** START OF Provided data **

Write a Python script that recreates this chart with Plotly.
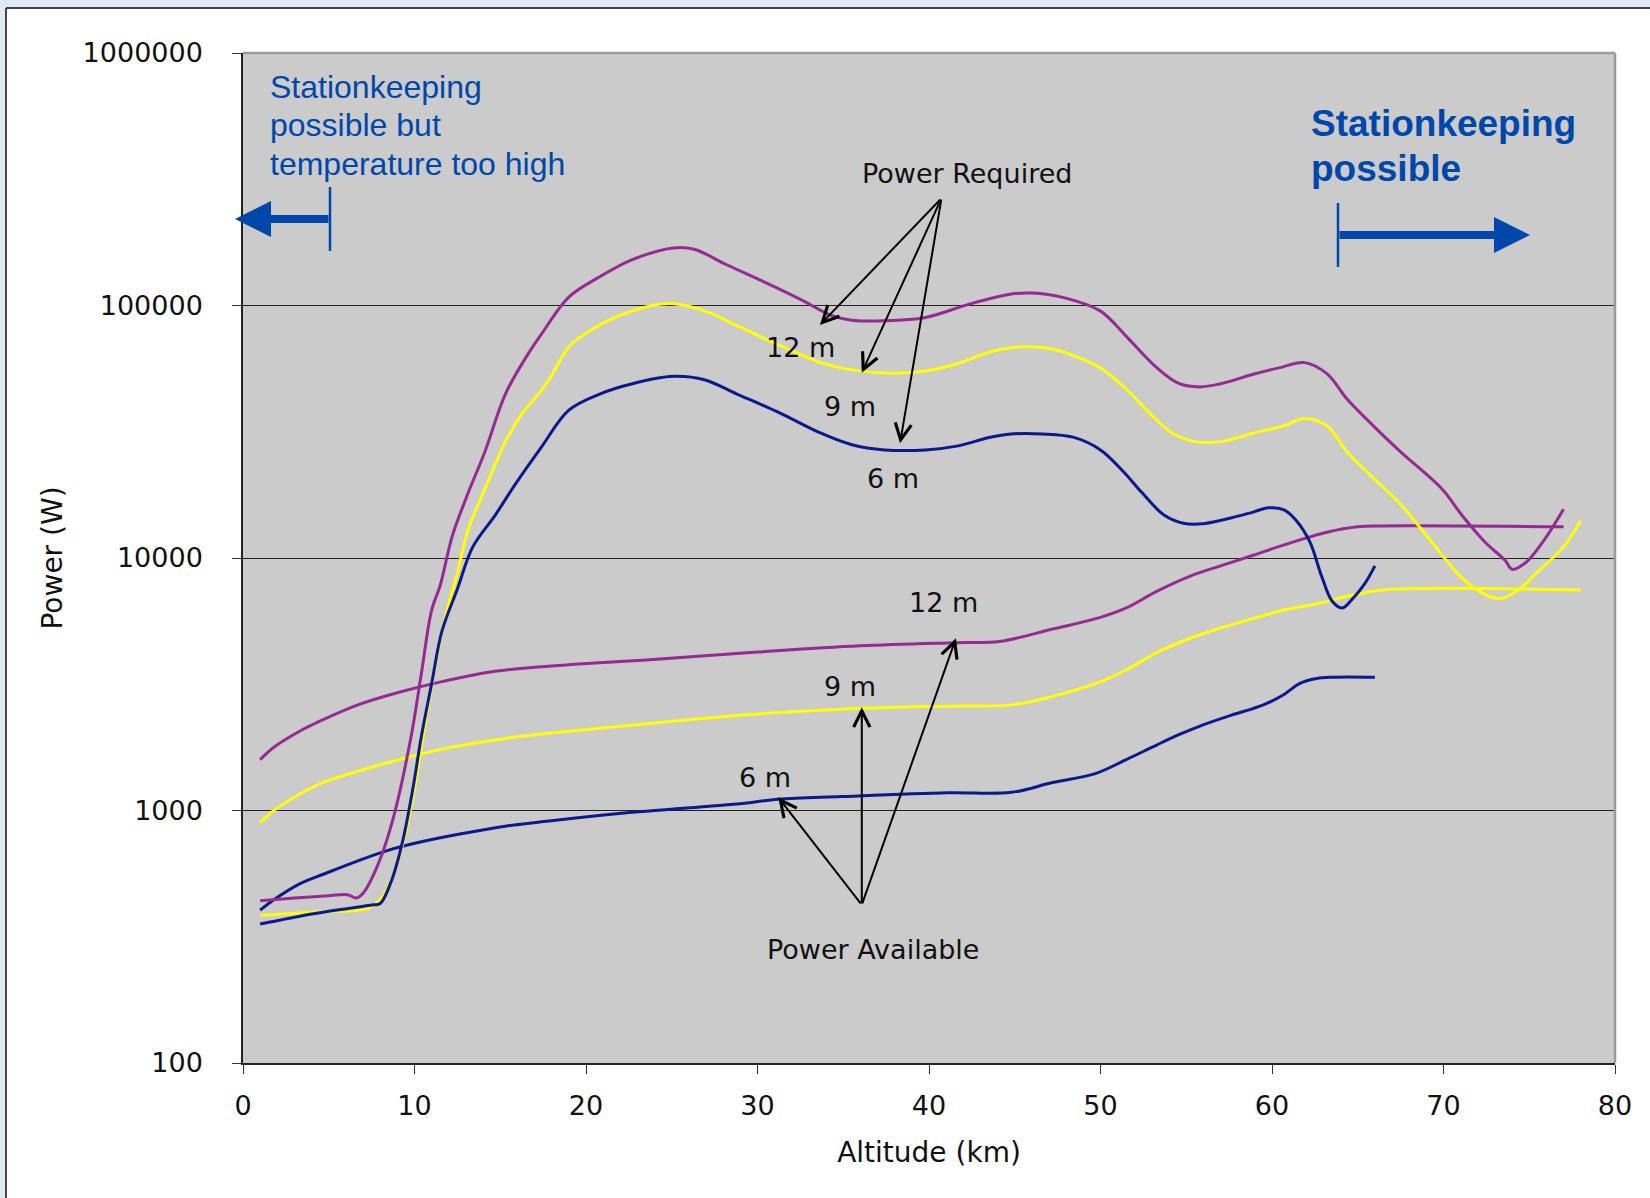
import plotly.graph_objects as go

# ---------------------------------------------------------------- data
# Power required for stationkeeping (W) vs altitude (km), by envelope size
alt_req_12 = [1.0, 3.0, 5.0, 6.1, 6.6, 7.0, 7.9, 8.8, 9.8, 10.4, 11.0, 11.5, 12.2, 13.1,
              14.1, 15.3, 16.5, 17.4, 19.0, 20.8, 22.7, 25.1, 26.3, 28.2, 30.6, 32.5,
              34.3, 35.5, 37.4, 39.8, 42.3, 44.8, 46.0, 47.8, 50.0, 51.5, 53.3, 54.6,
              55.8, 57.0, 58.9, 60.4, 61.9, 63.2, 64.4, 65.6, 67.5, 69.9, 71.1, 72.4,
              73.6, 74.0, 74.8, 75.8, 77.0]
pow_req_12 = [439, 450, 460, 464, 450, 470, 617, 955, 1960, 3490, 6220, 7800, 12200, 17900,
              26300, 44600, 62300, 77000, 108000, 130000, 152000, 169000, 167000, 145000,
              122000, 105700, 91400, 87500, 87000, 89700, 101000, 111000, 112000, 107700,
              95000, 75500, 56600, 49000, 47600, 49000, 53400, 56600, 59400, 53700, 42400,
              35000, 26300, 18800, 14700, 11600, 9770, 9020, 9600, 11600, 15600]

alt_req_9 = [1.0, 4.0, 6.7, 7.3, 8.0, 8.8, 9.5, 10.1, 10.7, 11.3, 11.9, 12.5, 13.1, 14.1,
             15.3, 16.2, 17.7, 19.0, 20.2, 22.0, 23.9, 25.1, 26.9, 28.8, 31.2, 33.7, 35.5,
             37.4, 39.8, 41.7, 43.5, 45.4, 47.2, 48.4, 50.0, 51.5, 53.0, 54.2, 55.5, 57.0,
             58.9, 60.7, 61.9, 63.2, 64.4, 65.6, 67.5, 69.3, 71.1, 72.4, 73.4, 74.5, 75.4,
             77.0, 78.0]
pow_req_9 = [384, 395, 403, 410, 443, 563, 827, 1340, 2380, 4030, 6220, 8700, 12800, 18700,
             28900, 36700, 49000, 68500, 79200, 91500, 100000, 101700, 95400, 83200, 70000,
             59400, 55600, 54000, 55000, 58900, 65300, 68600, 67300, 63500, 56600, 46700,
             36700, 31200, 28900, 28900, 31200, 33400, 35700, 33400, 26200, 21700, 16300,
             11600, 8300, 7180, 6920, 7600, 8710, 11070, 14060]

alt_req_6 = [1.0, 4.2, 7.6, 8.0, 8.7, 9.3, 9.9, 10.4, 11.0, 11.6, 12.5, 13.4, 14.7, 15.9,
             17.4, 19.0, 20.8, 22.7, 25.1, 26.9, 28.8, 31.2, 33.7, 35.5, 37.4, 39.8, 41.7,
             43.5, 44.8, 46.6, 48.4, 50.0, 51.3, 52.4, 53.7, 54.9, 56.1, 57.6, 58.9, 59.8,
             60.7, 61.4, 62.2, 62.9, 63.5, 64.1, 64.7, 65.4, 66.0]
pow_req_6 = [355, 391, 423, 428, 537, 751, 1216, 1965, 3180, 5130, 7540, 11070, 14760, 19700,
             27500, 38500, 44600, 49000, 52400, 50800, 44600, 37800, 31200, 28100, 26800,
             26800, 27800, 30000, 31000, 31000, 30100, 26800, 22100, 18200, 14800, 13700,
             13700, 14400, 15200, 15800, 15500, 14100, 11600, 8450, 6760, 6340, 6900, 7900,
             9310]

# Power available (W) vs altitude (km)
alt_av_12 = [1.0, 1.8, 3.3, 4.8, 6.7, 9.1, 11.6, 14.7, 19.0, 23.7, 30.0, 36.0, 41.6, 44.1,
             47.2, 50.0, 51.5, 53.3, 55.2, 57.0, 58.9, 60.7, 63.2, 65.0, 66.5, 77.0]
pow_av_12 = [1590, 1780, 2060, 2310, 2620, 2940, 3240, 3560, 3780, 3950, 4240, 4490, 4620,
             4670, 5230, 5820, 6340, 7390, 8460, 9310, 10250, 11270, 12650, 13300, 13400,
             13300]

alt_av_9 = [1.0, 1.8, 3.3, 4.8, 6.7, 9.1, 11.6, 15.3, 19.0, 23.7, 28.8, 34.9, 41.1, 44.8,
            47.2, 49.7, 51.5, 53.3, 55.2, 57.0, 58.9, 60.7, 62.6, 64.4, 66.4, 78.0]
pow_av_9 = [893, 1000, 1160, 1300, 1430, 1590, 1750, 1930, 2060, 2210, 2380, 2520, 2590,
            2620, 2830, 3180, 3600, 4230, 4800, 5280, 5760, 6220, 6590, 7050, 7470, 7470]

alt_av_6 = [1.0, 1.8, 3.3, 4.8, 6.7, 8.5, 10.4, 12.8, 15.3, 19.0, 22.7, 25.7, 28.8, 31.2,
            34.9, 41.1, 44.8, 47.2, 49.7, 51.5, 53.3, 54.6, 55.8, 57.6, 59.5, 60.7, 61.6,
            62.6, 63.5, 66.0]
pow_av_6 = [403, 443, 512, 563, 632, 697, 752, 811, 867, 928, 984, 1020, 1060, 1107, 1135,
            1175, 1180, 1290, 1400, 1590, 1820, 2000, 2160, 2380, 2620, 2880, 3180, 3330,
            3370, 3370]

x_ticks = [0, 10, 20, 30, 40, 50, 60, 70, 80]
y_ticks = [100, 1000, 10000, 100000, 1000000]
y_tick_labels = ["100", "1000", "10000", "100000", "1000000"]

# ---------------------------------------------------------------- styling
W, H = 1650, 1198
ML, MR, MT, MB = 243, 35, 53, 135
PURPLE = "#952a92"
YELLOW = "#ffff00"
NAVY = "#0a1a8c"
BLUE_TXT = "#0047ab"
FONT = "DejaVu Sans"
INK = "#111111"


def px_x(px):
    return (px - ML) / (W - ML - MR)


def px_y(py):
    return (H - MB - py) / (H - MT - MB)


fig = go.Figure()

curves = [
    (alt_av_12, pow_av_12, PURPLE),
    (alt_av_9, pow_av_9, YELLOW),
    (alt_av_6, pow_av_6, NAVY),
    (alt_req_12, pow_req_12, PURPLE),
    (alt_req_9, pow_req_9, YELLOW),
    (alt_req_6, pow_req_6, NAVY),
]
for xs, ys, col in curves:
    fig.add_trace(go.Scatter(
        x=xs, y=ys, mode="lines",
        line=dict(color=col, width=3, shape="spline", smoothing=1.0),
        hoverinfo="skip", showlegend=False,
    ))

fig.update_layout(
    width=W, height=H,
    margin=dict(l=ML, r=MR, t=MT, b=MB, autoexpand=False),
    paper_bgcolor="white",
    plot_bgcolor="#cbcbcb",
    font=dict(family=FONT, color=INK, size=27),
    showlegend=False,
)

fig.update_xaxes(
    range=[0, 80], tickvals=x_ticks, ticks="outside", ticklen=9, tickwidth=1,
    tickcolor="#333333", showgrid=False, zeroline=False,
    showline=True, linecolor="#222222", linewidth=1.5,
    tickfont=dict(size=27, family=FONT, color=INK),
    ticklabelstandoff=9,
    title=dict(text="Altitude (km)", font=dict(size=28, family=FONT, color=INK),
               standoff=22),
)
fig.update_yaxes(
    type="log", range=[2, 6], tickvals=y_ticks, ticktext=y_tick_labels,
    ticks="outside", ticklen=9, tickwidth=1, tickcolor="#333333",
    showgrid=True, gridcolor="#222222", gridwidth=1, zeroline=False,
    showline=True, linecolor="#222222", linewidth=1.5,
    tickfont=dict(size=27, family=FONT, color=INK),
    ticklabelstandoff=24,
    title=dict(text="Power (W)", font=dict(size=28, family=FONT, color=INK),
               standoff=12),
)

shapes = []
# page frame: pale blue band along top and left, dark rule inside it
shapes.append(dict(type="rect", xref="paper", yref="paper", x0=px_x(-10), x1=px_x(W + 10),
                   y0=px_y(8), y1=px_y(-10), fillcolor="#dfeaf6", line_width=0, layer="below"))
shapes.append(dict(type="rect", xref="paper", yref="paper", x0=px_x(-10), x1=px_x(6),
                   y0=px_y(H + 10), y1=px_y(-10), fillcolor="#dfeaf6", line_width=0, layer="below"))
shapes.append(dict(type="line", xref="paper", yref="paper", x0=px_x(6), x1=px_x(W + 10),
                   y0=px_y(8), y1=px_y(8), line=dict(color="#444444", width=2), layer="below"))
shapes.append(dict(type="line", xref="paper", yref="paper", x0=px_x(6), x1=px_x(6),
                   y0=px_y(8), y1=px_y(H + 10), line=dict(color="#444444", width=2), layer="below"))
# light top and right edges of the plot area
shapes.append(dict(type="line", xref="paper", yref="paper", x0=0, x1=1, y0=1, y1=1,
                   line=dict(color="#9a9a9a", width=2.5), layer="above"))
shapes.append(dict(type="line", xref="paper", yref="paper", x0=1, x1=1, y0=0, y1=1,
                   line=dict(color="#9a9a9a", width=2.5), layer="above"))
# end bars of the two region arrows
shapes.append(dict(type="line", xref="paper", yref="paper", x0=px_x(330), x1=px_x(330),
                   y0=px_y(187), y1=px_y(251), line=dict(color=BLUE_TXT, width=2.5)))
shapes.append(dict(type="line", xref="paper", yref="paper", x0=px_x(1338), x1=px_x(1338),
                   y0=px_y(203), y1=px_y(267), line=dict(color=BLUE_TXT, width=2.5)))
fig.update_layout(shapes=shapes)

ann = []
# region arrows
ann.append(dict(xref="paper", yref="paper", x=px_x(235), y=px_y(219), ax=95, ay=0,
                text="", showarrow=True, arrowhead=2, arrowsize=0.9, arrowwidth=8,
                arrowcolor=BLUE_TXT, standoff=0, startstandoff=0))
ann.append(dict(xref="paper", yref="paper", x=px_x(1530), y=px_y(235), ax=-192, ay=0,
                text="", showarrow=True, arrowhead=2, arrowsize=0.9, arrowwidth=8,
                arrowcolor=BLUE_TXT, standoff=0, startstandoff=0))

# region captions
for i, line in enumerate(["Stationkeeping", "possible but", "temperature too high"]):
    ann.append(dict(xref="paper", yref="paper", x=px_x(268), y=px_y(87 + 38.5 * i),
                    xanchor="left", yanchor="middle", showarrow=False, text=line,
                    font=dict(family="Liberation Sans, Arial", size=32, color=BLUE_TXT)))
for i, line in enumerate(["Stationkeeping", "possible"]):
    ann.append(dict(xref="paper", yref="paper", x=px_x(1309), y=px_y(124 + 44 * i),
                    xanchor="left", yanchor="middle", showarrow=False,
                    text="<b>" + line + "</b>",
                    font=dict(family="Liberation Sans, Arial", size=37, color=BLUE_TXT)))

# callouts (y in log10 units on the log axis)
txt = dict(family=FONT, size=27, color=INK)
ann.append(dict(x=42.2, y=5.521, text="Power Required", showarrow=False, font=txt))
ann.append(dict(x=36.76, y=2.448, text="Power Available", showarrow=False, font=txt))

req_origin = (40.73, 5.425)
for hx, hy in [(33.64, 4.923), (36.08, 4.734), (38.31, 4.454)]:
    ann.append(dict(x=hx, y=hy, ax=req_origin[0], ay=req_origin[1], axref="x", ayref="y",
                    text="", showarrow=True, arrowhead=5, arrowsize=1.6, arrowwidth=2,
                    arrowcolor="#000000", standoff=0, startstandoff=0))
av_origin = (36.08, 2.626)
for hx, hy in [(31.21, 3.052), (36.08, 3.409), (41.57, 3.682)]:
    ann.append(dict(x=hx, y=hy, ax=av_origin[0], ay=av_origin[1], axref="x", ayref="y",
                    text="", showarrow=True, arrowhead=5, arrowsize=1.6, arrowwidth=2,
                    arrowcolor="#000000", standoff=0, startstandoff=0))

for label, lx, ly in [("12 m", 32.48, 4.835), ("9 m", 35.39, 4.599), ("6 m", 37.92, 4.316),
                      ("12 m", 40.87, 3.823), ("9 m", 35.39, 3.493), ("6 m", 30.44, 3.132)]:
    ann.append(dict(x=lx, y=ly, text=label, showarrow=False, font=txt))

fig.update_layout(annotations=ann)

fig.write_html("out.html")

** END OF Provided data **

What to produce: Write out the lines from the start of the material to the line with "import plotly.graph_objects as go", inclusive and exactly. Skip the pictures.

Answer to this exercise:
Write a Python script that recreates this chart with Plotly.
import plotly.graph_objects as go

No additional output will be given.